The DCFR also differs as to the scope of application of the service contract, defined as a contract under which one party undertakes to supply a service to the other party in exchange for remuneration. However the CESL expands this concept to the contracts in which the provider performs a service without the right to receive payment from the client.
12.2.2 The Parties
Pursuant to art. 2of the CESL, two parties are involved: the service provider and the costumer.
The “‘service provider’ means a seller of goods or supplier of digital content who undertakes to provide a customer a service related to those goods or that digital content;” and, the “‘customer’ means any person who purchases a related service”.
The concept of customer does not clarify if this definition includes consumers and businesses or only consumers. It is not clear whether the contracts shall be concluded between a trader and a consumer or, on the contrary, the contract may be concluded between traders. In this event, we cannot assume that the customer may only be a consumer. This matter is completely clear in other types of contracts, such as the ones set out in art. 2(p), which defines the concept of distance contracts and off-premises contracts, stating expressly that these contracts must be entered into between a consumer and a trader.

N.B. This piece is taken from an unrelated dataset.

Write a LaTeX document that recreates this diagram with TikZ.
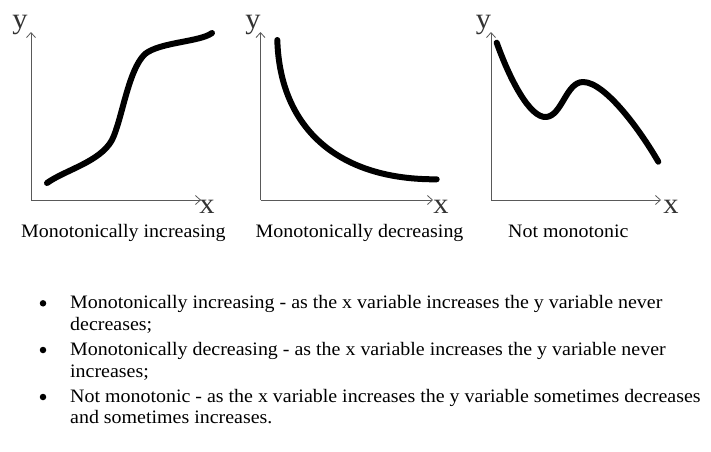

Following the policy of different Community Directives, the reference to the term ‘person’ must be understood as referring exclusively to the natural person and not to legal persons, which would exclude a customer from being a business. In this regard, the DCFR defines ‘consumer’ as “any natural person who is acting any primarily for purposes which are not related to his or her trade, business or profession” (art. I.-1:106).
12.2.3 Application of Certain General Rules to Related Services
12.2.3.1 The Duty to Disclose Information About the Goods and Related Services
This obligation is contained in art. 23 of the CESL, located in section 2, which regulates the pre-contractual information to be provided by the trader who deals with another trader, stating that :
1.
Before the conclusion of a contract for the sale of goods, supply of digital content or provision of related services by a trader to another trader, the supplier has a duty to disclose by any appropriate means to the other trader any information concerning the main characteristics of the goods, digital content or related services to be supplied which the supplier has or can be expected to have and which it would be contrary to good faith and fair dealing not to disclose to the other party.
2.
In determining whether paragraph 1 requires the supplier to disclose any information, regard is to be had to all circumstances, including:
a.
whether the supplier had a special expertise;
b.
the cost to the supplier of acquiring the relevant information;
c.
the ease with which the other trader could have acquired the information by other means;
d.
the nature of the information;
e.
the likely importance of the information to the other trader; and
f.
good commercial practice in the situation concerned.
In the DCFR, pre-contractual obligations of notice or information are regulated by establishing, in advance, before the conclusion of the contract; that the trader is bound by an obligation to warn the client (art. IV.C.-2:2102 DCRF).
12.2.3.2 Right to Withdraw
The right to withdraw will not apply to “a contract for the supply of goods or related services for which the price depends on fluctuations in the financial market which cannot be controlled by the trader and which may occur within the withdrawal period” (art. 40.2(c) CESL).